なお電源SWの固定可否については未確認。

 なおATX電源の中には、PC-9821の3.3V電源と非常に良く似た3.3V電源ソケットを持つものがあります。サーバなどで使われているようですが、これはPC-9821の3.3Vコネクタとはピン互換ではありませんので、そのまま使用しないように注意する必要があります。コネクタからピンを抜き、適切な場所に植え替えてやれば、PC-98でも動作可能という話です。ただし、GNDピンの数と3.3Vピンの数が異なっている点には気をつける必要があります。とはいえ、同じ電源ピン同士は導通が有るらしいので、適切に処理してやればとりあえずは動くものと思われます。GNDピンも必ず接続します。


応用可能な機種について

 このタイプの電源が使用されているのは、PC-9821がWindows95機として広く普及していた時代のデスクトップ機種であり、95年中盤から96年いっぱいまでの主力機種が該当しそうです。ジャンクとしては比較的ありふれていたものです。詳しい調査はエマティさんのページに研究発表がありますが、大まかなことを言えばVLSI社のWildcatチップセットを用いた機種(いわゆる山猫)と、IntelのTriton430FX(トライトン→渡来豚より、一部で豚と呼ばれる)チップセットを用いた機種が該当します(ここではまとめて豚猫機と呼びます)。XaシリーズとValusterVシリーズのうち、1-2桁の型番を持つ機種がほぼ該当するでしょう(青札V16などの一部例外あり、あとXvとXcの初期シリーズも含まれる)。


i-RAMへの応用

 ATX電源コネクタが使えるということは、スタンバイ電源が利用できるということでもあります。そこで、電源だけ使うPCIボード用の電源変換アダプタATX電源に繋ぐアダプタを介して繋いでみました。もちろんそれでi-RAMを動かしてみます。
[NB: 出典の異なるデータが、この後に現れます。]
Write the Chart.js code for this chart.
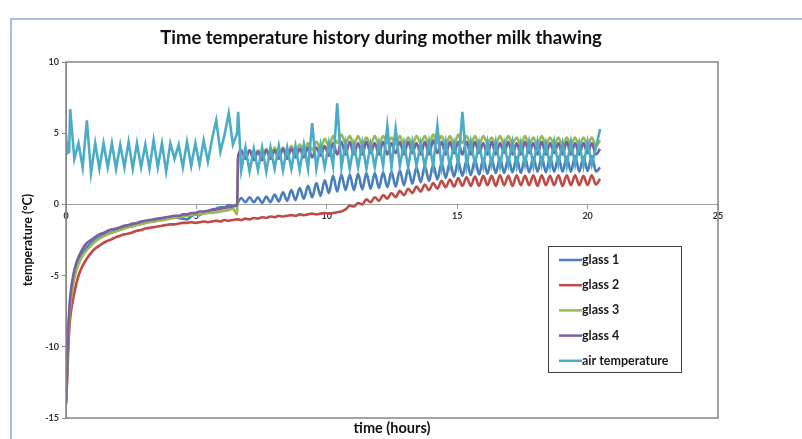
<!DOCTYPE html>
<html>
<head>
<meta charset="utf-8">
<script src="https://cdn.jsdelivr.net/npm/chart.js@4.4.1/dist/chart.umd.min.js"></script>
<style>
  html, body { margin: 0; padding: 0; background: #fff; }
  #wrap { position: relative; width: 802px; height: 439px; overflow: hidden; }
  #frame { position: absolute; left: 10px; top: 18px; width: 800px; height: 430px;
           border-left: 2px solid #a9bde6; border-top: 2px solid #a9bde6; }
  #chart { position: absolute; left: 0; top: 0; }
</style>
</head>
<body>
<div id="wrap"><div id="frame"></div><canvas id="chart" width="802" height="439"></canvas></div>
<script>
// time in hours (shared by all series)
const time = [
  0, 0.04, 0.08, 0.12,
  0.16, 0.32, 0.48, 0.64, 0.8, 0.96, 1.12, 1.28,
  1.44, 1.6, 1.76, 1.92, 2.08, 2.24, 2.4, 2.56,
  2.72, 2.88, 3.04, 3.2, 3.36, 3.52, 3.68, 3.84,
  4, 4.16, 4.32, 4.48, 4.64, 4.8, 4.96, 5.12,
  5.28, 5.44, 5.6, 5.76, 5.92, 6.08, 6.24, 6.4,
  6.56, 6.6,
  6.72, 6.88, 7.04, 7.2, 7.36, 7.52, 7.68, 7.84,
  8, 8.16, 8.32, 8.48, 8.64, 8.8, 8.96, 9.12,
  9.28, 9.44, 9.6, 9.76, 9.92, 10.08, 10.24, 10.4,
  10.56, 10.72, 10.88, 11.04, 11.2, 11.36, 11.52, 11.68,
  11.84, 12, 12.16, 12.32, 12.48, 12.64, 12.8, 12.96,
  13.12, 13.28, 13.44, 13.6, 13.76, 13.92, 14.08, 14.24,
  14.4, 14.56, 14.72, 14.88, 15.04, 15.2, 15.36, 15.52,
  15.68, 15.84, 16, 16.16, 16.32, 16.48, 16.64, 16.8,
  16.96, 17.12, 17.28, 17.44, 17.6, 17.76, 17.92, 18.08,
  18.24, 18.4, 18.56, 18.72, 18.88, 19.04, 19.2, 19.36,
  19.52, 19.68, 19.84, 20, 20.16, 20.32, 20.48
];

const glass1 = [
  -14, -11.8, -9.5, -8.0,
  -6.9, -5.0, -4.0, -3.4, -3.0, -2.7, -2.5, -2.3,
  -2.15, -2.0, -1.95, -1.8, -1.75, -1.6, -1.55, -1.45,
  -1.4, -1.3, -1.3, -1.2, -1.2, -1.1, -1.1, -1.0,
  -0.95, -0.9, -0.95, -1.0, -1.05, -0.85, -0.7, -0.75,
  -0.55, -0.5, -0.35, -0.3, -0.2, -0.2, -0.05, -0.1,
  0.0, 0.15,
  0.45, 0.15, 0.5, 0.15, 0.5, 0.1, 0.55, 0.15,
  0.7, 0.2, 0.85, 0.25, 1.0, 0.3, 1.15, 0.4,
  1.3, 0.5, 1.5, 0.6, 1.7, 0.8, 2.0, 0.9,
  2.1, 1.0, 2.1, 1.0, 2.15, 1.05, 2.2, 1.1,
  2.2, 1.15, 2.25, 1.2, 2.3, 1.25, 2.4, 1.35,
  2.5, 1.45, 2.6, 1.55, 2.7, 1.65, 2.8, 1.75,
  2.9, 1.85, 3.0, 1.95, 3.05, 2.0, 3.1, 2.05,
  3.15, 2.1, 3.2, 2.15, 3.2, 2.2, 3.25, 2.2,
  3.25, 2.25, 3.3, 2.2, 3.3, 2.25, 3.3, 2.3,
  3.35, 2.25, 3.3, 2.3, 3.35, 2.3, 3.35, 2.3,
  3.4, 2.3, 3.35, 2.35, 3.4, 2.3, 2.6
];

const glass2 = [
  -13.8, -12.5, -10.5, -9.0,
  -8.0, -6.2, -5.0, -4.3, -3.8, -3.4, -3.1, -2.9,
  -2.7, -2.55, -2.45, -2.3, -2.2, -2.1, -2.05, -1.95,
  -1.85, -1.8, -1.7, -1.65, -1.6, -1.55, -1.5, -1.45,
  -1.4, -1.4, -1.35, -1.3, -1.3, -1.25, -1.3, -1.25,
  -1.2, -1.25, -1.2, -1.15, -1.2, -1.1, -1.15, -1.1,
  -1.05, -1.05,
  -1.1, -1.0, -1.05, -0.95, -1.0, -0.9, -0.95, -0.85,
  -0.9, -0.8, -0.85, -0.8, -0.75, -0.8, -0.7, -0.75,
  -0.7, -0.65, -0.7, -0.65, -0.6, -0.65, -0.6, -0.55,
  -0.5, -0.35, -0.1, -0.15, 0.1, 0.0, 0.35, 0.15,
  0.5, 0.25, 0.65, 0.4, 0.8, 0.5, 0.95, 0.65,
  1.1, 0.8, 1.25, 0.9, 1.4, 1.0, 1.5, 1.1,
  1.65, 1.2, 1.75, 1.25, 1.85, 1.3, 1.9, 1.3,
  1.95, 1.3, 2.0, 1.35, 2.0, 1.3, 2.05, 1.35,
  2.0, 1.3, 2.05, 1.35, 2.0, 1.35, 2.05, 1.3,
  2.05, 1.35, 2.0, 1.35, 2.05, 1.3, 2.05, 1.35,
  2.05, 1.35, 2.0, 1.35, 2.05, 1.4, 1.8
];

const glass3 = [
  -14, -12.0, -9.8, -8.3,
  -7.2, -5.2, -4.2, -3.6, -3.2, -2.9, -2.6, -2.4,
  -2.25, -2.1, -2.0, -1.9, -1.8, -1.7, -1.6, -1.55,
  -1.45, -1.4, -1.3, -1.25, -1.2, -1.15, -1.1, -1.05,
  -1.0, -0.95, -0.9, -0.85, -0.8, -0.75, -0.7, -0.7,
  -0.65, -0.6, -0.6, -0.55, -0.5, -0.45, -0.4, -0.3,
  -0.7, 3.3,
  3.6, 3.3, 3.8, 3.2, 3.8, 3.3, 3.9, 3.3,
  4.0, 3.4, 4.0, 3.5, 4.1, 3.6, 4.2, 3.7,
  4.3, 3.8, 4.4, 3.9, 4.6, 4.1, 4.8, 4.3,
  4.9, 4.3, 4.8, 4.2, 4.8, 4.2, 4.7, 4.2,
  4.8, 4.2, 4.8, 4.3, 4.7, 4.2, 4.8, 4.2,
  4.7, 4.2, 4.8, 4.3, 4.8, 4.2, 4.9, 4.3,
  4.8, 4.2, 4.8, 4.2, 4.9, 4.3, 4.8, 4.2,
  4.8, 4.2, 4.8, 4.3, 4.7, 4.2, 4.8, 4.2,
  4.8, 4.3, 4.7, 4.2, 4.8, 4.2, 4.7, 4.2,
  4.8, 4.2, 4.7, 4.2, 4.7, 4.1, 4.7, 4.2,
  4.7, 4.1, 4.7, 4.2, 4.7, 4.1, 4.5
];

const glass4 = [
  -14, -11.5, -9.0, -7.6,
  -6.5, -4.6, -3.7, -3.1, -2.7, -2.5, -2.3, -2.1,
  -2.0, -1.85, -1.75, -1.7, -1.6, -1.5, -1.45, -1.35,
  -1.3, -1.2, -1.15, -1.1, -1.05, -1.0, -0.95, -0.9,
  -0.85, -0.8, -0.8, -0.7, -0.7, -0.6, -0.6, -0.5,
  -0.5, -0.45, -0.4, -0.35, -0.3, -0.25, -0.2, -0.15,
  -0.05, 3.4,
  3.8, 3.2, 3.8, 3.1, 3.7, 3.1, 3.8, 3.2,
  3.8, 3.2, 3.9, 3.2, 3.9, 3.3, 3.9, 3.3,
  4.0, 3.3, 4.0, 3.4, 4.1, 3.4, 4.3, 3.5,
  4.4, 3.5, 4.4, 3.5, 4.3, 3.5, 4.4, 3.6,
  4.3, 3.5, 4.4, 3.5, 4.3, 3.6, 4.4, 3.5,
  4.4, 3.6, 4.3, 3.5, 4.4, 3.5, 4.5, 3.6,
  4.4, 3.5, 4.4, 3.6, 4.4, 3.5, 4.4, 3.5,
  4.4, 3.6, 4.3, 3.5, 4.4, 3.5, 4.3, 3.6,
  4.4, 3.5, 4.3, 3.5, 4.4, 3.6, 4.3, 3.5,
  4.4, 3.5, 4.3, 3.6, 4.3, 3.5, 4.4, 3.5,
  4.3, 3.5, 4.3, 3.6, 4.3, 3.5, 3.9
];

const airTemp = [
  5.0, 3.5, 4.4, 3.6,
  6.7, 3.2, 4.3, 2.6, 5.9, 2.2, 4.3, 2.5,
  4.3, 2.6, 4.3, 2.5, 4.2, 2.6, 4.4, 2.5,
  4.3, 2.6, 4.2, 2.5, 4.5, 2.6, 4.3, 2.3,
  4.3, 3.2, 4.2, 2.6, 4.4, 2.7, 4.3, 2.8,
  4.5, 3.0, 4.6, 5.9, 3.7, 4.9, 6.4, 4.2,
  5.0, 6.5,
  2.4, 4.0, 2.3, 3.9, 2.4, 4.0, 2.3, 4.0,
  2.5, 4.1, 2.4, 4.0, 2.5, 4.1, 2.4, 4.2,
  2.5, 5.7, 2.5, 4.2, 2.6, 4.3, 2.7, 7.1,
  2.6, 4.3, 2.5, 4.2, 2.6, 4.3, 2.5, 4.2,
  2.6, 4.3, 2.7, 5.5, 2.6, 5.3, 2.7, 4.3,
  2.6, 4.4, 2.7, 4.3, 2.6, 4.4, 2.7, 5.5,
  2.6, 4.4, 2.7, 4.3, 2.8, 6.5, 2.7, 4.4,
  2.8, 4.3, 2.7, 4.4, 2.8, 4.4, 2.7, 4.3,
  2.8, 4.4, 2.7, 4.3, 2.8, 4.4, 2.7, 4.4,
  2.8, 4.3, 2.7, 4.4, 2.8, 4.3, 2.7, 4.4,
  2.8, 4.3, 2.7, 4.4, 2.8, 4.0, 5.3
];

const seriesNames = ["glass 1", "glass 2", "glass 3", "glass 4", "air temperature"];
const seriesValues = [glass1, glass2, glass3, glass4, airTemp];
const seriesColors = ["#4a7ebb", "#be4b48", "#98b954", "#7d5fa0", "#4bacc6"];

const xTicks = [0, 5, 10, 15, 20, 25];
const yTicks = [-15, -10, -5, 0, 5, 10];

const FONT = "Lato, 'Open Sans', sans-serif";

// frame, titles and the boxed legend
const decor = {
  id: "decor",
  afterDraw(chart) {
    const { ctx, chartArea: a } = chart;
    ctx.save();
    ctx.strokeStyle = "#858585";
    ctx.lineWidth = 1.5;
    ctx.strokeRect(a.left, a.top, a.right - a.left, a.bottom - a.top);

    ctx.fillStyle = "#111";
    ctx.textAlign = "center";
    ctx.textBaseline = "middle";
    ctx.font = "bold 18.5px " + FONT;
    ctx.fillText("Time temperature history during mother milk thawing", 381, 38);
    ctx.font = "bold 14.5px " + FONT;
    ctx.fillText("time (hours)", 392, 428);
    ctx.save();
    ctx.translate(28, 240);
    ctx.rotate(-Math.PI / 2);
    ctx.font = "bold 12.5px " + FONT;
    ctx.fillText("temperature (°C)", 0, 0);
    ctx.restore();

    // legend
    ctx.fillStyle = "#fff";
    ctx.fillRect(548.5, 246.5, 133, 126);
    ctx.strokeStyle = "#404040";
    ctx.lineWidth = 1;
    ctx.strokeRect(548.5, 246.5, 133, 126);
    ctx.textAlign = "left";
    ctx.font = "bold 12.5px " + FONT;
    chart.data.datasets.forEach((ds, i) => {
      const y = 260 + i * 25.2;
      ctx.strokeStyle = ds.borderColor;
      ctx.lineWidth = 2.5;
      ctx.beginPath();
      ctx.moveTo(559, y);
      ctx.lineTo(582, y);
      ctx.stroke();
      ctx.fillStyle = "#1a1a1a";
      ctx.fillText(ds.label, 582, y);
    });
    ctx.restore();
  }
};

const tickFont = { family: FONT, size: 9, weight: "bold" };

new Chart(document.getElementById("chart").getContext("2d"), {
  type: "line",
  data: {
    datasets: seriesNames.map((name, s) => ({
      label: name,
      data: time.map((t, i) => ({ x: t, y: seriesValues[s][i] })),
      borderColor: seriesColors[s],
      backgroundColor: seriesColors[s],
      borderWidth: 2.6,
      pointRadius: 0,
      // glass probes smooth, air temperature straight segments
      cubicInterpolationMode: s < 4 ? "monotone" : "default",
      tension: 0,
      order: 5 - s
    }))
  },
  options: {
    responsive: false,
    animation: false,
    devicePixelRatio: 1,
    layout: { padding: { top: 62, right: 84, bottom: 21, left: 0 } },
    plugins: { legend: { display: false }, tooltip: { enabled: false } },
    scales: {
      x: {
        type: "linear",
        min: 0,
        max: 25,
        position: { y: 0 },
        afterBuildTicks: (s) => { s.ticks = xTicks.map((v) => ({ value: v })); },
        ticks: { font: tickFont, color: "#333", padding: 2, maxRotation: 0 },
        grid: { drawOnChartArea: false, tickLength: 4, color: "#999" },
        border: { color: "#a0a0a0", width: 1 }
      },
      y: {
        min: -15,
        max: 10,
        afterBuildTicks: (s) => { s.ticks = yTicks.map((v) => ({ value: v })); },
        afterFit: (s) => { s.width = 66; },
        ticks: { font: tickFont, color: "#333", padding: 3 },
        grid: { drawOnChartArea: false, tickLength: 4, color: "#888" },
        border: { color: "#858585", width: 1 }
      }
    }
  },
  plugins: [decor]
});
</script>
</body>
</html>
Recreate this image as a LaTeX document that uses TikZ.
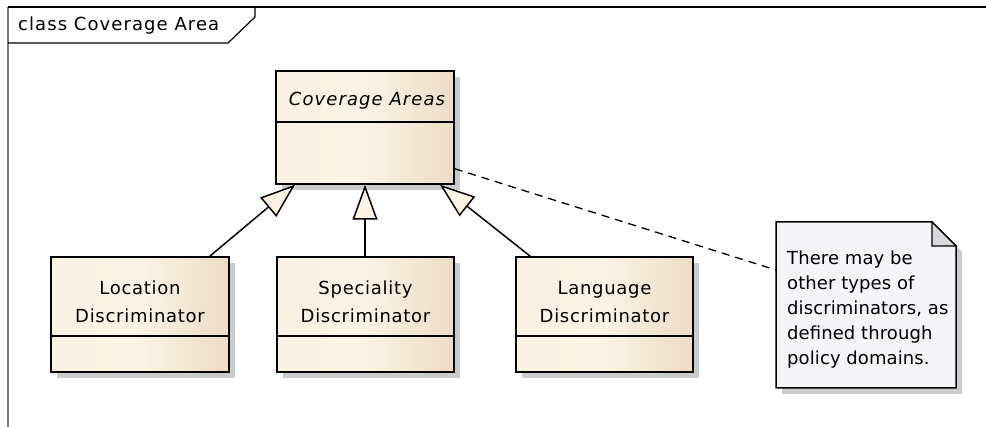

↑電源だけ使うPCIボード用の電源変換アダプタを使えば、
PCIが1基しかないマザーでもi-RAMが動作可能。


↑電源を切っても、スタンバイ電源供給を
示すLEDが点灯していることが分かる。

 というわけで、無事にi-RAMは動作するようでした。ただ、PCIが一基しかないせいなのか、SATAインターフェースボードのBIOSリソースがうまく振られずに起動しないことがありました。うまく起動する場合、3112の場合でREAD 100MB/Sくらいは行くようです。CPUパワーで劣るせいかPentiumII搭載のRaシリーズよりは若干ですが遅めでした。
 もちろん、ATX電源からスタンバイ電源を供給すれば、物理的な電源スイッチを切ってもスタンバイ電源で待機可能でした。本来電源を切ればどうやっても待機電源の得られないAT電源または相当の機種で、i-RAMがスタンバイ電源付きで利用できるようになる意義は大きいのではないかと思われます。
 ある意味、AT電源(相当)の機種でATX電源が利用できる意義が大きかったのかもしれませんね。